Canadian singer (1926–2021)

Jean-Paul Jeannotte (/fr/; 9 March 1926 – 9 September 2021) was a Canadian operatic tenor, academic teacher, and opera administrator. He founded the Opéra de Montréal in 1979 and was its artistic director until 1989.

==Career==
Born in Rawdon, Jeannotte studied singing in Montreal, with Salvator Issaurel in 1944 and with Émile Gourthe the following two years. He then continued his studies in Paris, with d'Estainville Rousset from 1947 and Pierre Bernac from 1951 to 1953. He made his operatic debut in Cherbourg in 1947 as Vincent in Gounod's Mireille. He also appeared there as Piféar in Adam's Si j'étais roi. He performed as Bastien in Mozart's Bastien et Bastienne, and as the Narrator in Monteverdi's Il combattimento di Tancredi e Clorinda with the Minute Opera in 1949, and toured withFrance with the Disciples de Massenet in 1950.

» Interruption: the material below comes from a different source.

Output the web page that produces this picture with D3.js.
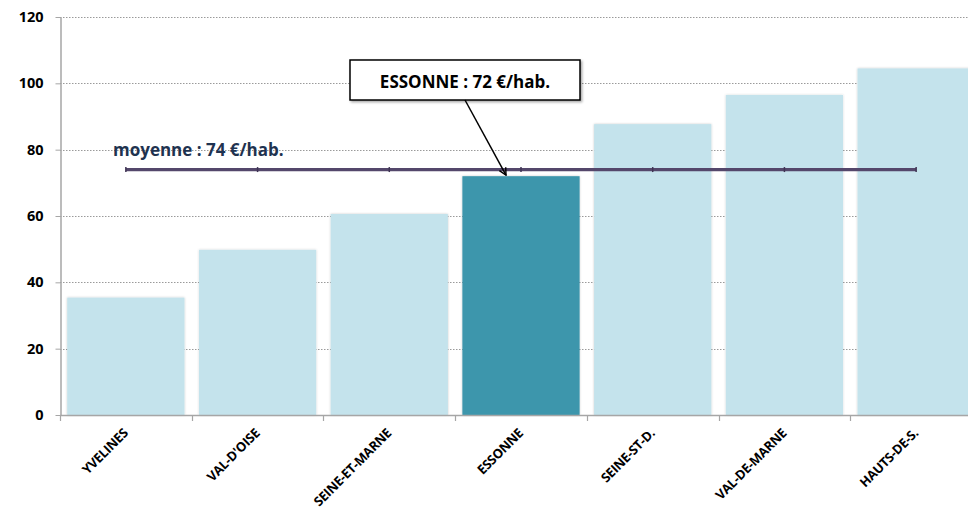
<!DOCTYPE html>
<html>
<head>
<meta charset="utf-8">
<script src="https://cdn.jsdelivr.net/npm/d3@7"></script>
<style>
  html, body { margin: 0; padding: 0; background: #fff; }
  svg { display: block; font-family: "Open Sans", sans-serif; }
</style>
</head>
<body>
<svg id="chart" width="968" height="512"></svg>
<script>
// Dépense par habitant, par département
const departements = ["YVELINES", "VAL-D'OISE", "SEINE-ET-MARNE", "ESSONNE", "SEINE-ST-D.", "VAL-DE-MARNE", "HAUTS-DE-S."];
const valeurs = [35.4, 49.8, 60.6, 72, 87.7, 96.5, 104.5];
const moyenne = 74;
const yTicks = [0, 20, 40, 60, 80, 100, 120];
const focus = "ESSONNE";
const libelleMoyenne = "moyenne : 74 €/hab.";
const libelleFocus = "ESSONNE : 72 €/hab.";

const svg = d3.select("#chart");

const margin = { left: 60, top: 17, bottom: 97 };
const plotBottom = 512 - margin.bottom;

const x = d3.scaleBand()
  .domain(departements)
  .range([margin.left, 982])
  .paddingInner(0.11)
  .paddingOuter(0.055);

const y = d3.scaleLinear()
  .domain([0, 120])
  .range([plotBottom, margin.top]);

const defs = svg.append("defs");
const barShadow = defs.append("filter").attr("id", "barShadow")
  .attr("x", "-10%").attr("y", "-10%").attr("width", "120%").attr("height", "120%");
barShadow.append("feDropShadow").attr("dx", 0).attr("dy", 0).attr("stdDeviation", 1.3)
  .attr("flood-color", "#000").attr("flood-opacity", 0.22);

const boxShadow = defs.append("filter").attr("id", "boxShadow")
  .attr("x", "-10%").attr("y", "-20%").attr("width", "120%").attr("height", "150%");
boxShadow.append("feDropShadow").attr("dx", 1.5).attr("dy", 1.5).attr("stdDeviation", 1.2)
  .attr("flood-color", "#000").attr("flood-opacity", 0.35);

defs.append("marker").attr("id", "arrow")
  .attr("viewBox", "0 0 10 10").attr("refX", 9).attr("refY", 5)
  .attr("markerWidth", 9).attr("markerHeight", 9).attr("orient", "auto")
  .attr("markerUnits", "userSpaceOnUse")
  .append("path").attr("d", "M1,1 L9,5 L1,9").attr("fill", "none")
  .attr("stroke", "#000").attr("stroke-width", 1.6);

// Grille horizontale pointillée
svg.append("g")
  .selectAll("line")
  .data(yTicks.filter(d => d > 0))
  .join("line")
  .attr("x1", margin.left).attr("x2", 968)
  .attr("y1", d => Math.round(y(d)) + 0.5).attr("y2", d => Math.round(y(d)) + 0.5)
  .attr("stroke", "#9a9a9a").attr("stroke-width", 1)
  .attr("stroke-dasharray", "1.5,1.5");

// Barres
svg.append("g")
  .selectAll("rect")
  .data(departements.map((d, i) => ({ d, v: valeurs[i] })))
  .join("rect")
  .attr("x", o => x(o.d))
  .attr("y", o => y(o.v))
  .attr("width", x.bandwidth())
  .attr("height", o => y(0) - y(o.v))
  .attr("fill", o => o.d === focus ? "#3c96ac" : "#c4e3ec")
  .attr("filter", "url(#barShadow)");

// Axe Y
const yAxis = svg.append("g")
  .attr("transform", `translate(${margin.left + 0.5},0)`)
  .call(d3.axisLeft(y).tickValues(yTicks).tickSize(5).tickSizeOuter(0).tickPadding(12));
yAxis.select(".domain").attr("stroke", "#a6a6a6").attr("stroke-width", 1.5);
yAxis.selectAll(".tick line").attr("stroke", "#a6a6a6");
yAxis.selectAll(".tick text")
  .attr("font-family", "'Open Sans', sans-serif")
  .attr("font-weight", "bold").attr("font-size", 14.5).attr("fill", "#000");

// Axe X : ligne de base et graduations entre catégories
const step = x.step();
const bounds = d3.range(departements.length + 1).map(i => margin.left + i * step);
svg.append("line")
  .attr("x1", margin.left).attr("x2", 968)
  .attr("y1", plotBottom + 0.5).attr("y2", plotBottom + 0.5)
  .attr("stroke", "#a6a6a6").attr("stroke-width", 1.5);
svg.append("g")
  .selectAll("line")
  .data(bounds)
  .join("line")
  .attr("x1", d => Math.round(d) + 0.5).attr("x2", d => Math.round(d) + 0.5)
  .attr("y1", plotBottom).attr("y2", plotBottom + 6)
  .attr("stroke", "#a6a6a6").attr("stroke-width", 1.2);

// Libellés des catégories inclinés
svg.append("g")
  .selectAll("text")
  .data(departements)
  .join("text")
  .attr("transform", d => `translate(${x(d) + x.bandwidth() / 2 + 3},${plotBottom + 19}) rotate(-45)`)
  .attr("text-anchor", "end")
  .attr("font-weight", "bold").attr("font-size", 13).attr("fill", "#000")
  .attr("letter-spacing", -0.3)
  .text(d => d);

// Ligne de la moyenne
const cx = d => x(d) + x.bandwidth() / 2;
const first = departements[0], last = departements[departements.length - 1];
svg.append("line")
  .attr("x1", cx(first)).attr("x2", cx(last))
  .attr("y1", y(moyenne)).attr("y2", y(moyenne))
  .attr("stroke", "#54476b").attr("stroke-width", 3.2);
svg.append("g")
  .selectAll("line")
  .data(departements)
  .join("line")
  .attr("x1", d => cx(d)).attr("x2", d => cx(d))
  .attr("y1", y(moyenne) - 2.5).attr("y2", y(moyenne) + 2.5)
  .attr("stroke", "#3f3454").attr("stroke-width", 1.5);

svg.append("text")
  .attr("x", 113).attr("y", y(moyenne) - 14)
  .attr("font-weight", "bold").attr("font-size", 17).attr("fill", "#1f3350")
  .text(libelleMoyenne);

// Encadré pour l'Essonne
const box = { x: 350, y: 60, w: 230, h: 40 };
svg.append("rect")
  .attr("x", box.x).attr("y", box.y).attr("width", box.w).attr("height", box.h)
  .attr("fill", "#fff").attr("stroke", "#000").attr("stroke-width", 1.5)
  .attr("filter", "url(#boxShadow)");
svg.append("text")
  .attr("x", box.x + box.w / 2).attr("y", box.y + 28)
  .attr("text-anchor", "middle")
  .attr("font-weight", "bold").attr("font-size", 17).attr("fill", "#000")
  .text(libelleFocus);
svg.append("line")
  .attr("x1", 465).attr("y1", box.y + box.h)
  .attr("x2", cx(focus) - 15).attr("y2", y(valeurs[departements.indexOf(focus)]) - 1)
  .attr("stroke", "#000").attr("stroke-width", 1.5)
  .attr("marker-end", "url(#arrow)");
</script>
</body>
</html>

He first appeared in Montreal at the Variétés lyriques in 1954 as Fritellini in Audran's La Mascotte, and remained a frequent performer with the company until 1955. He made many appearances on stage, radio and TV. In recitals, he performed art songs in French, German and Italian with excellent diction and understanding on tours in Canada and a tour of Europe and the USSR with pianist Jeanne Landry in 1961. He performed with orchestras and chamber music groups, cofounding the Ensemble Jean-Philippe-Rameau in 1954.

In opera, Jeanotte was known for the role of Pelléas in Debussy's Pelléas et Mélisande, which he sang in a concert performance of the CBC alongside Suzanne Danco in 1955 and in another of the ORTF alongside Gérard Souzay as Golaud. Other roles included Gonzalve in Ravel's L'Heure espagnole, Basilio in Mozart's The Marriage of Figaro at the 1956 Montreal Festivals, and Bobino in Maurice Blackburn's Silent Measures. He appeared as Bobino more than 100 times, in the world premiere on CBC TV, on stage in Toronto and Montreal, on a Canada tour in 1961/61 and in other productions.

Jeannotte taught at Laval University (1964–1979) and at the École de musique Vincent-d'Indy. He was president of the Union des artistes from 1966 to 1972. In 1979, he founded the Opéra de Montréal, of which he was artistic director until 1989.

Jeannotte was named an officer of the Order of Canada in 1987. He died at age 95.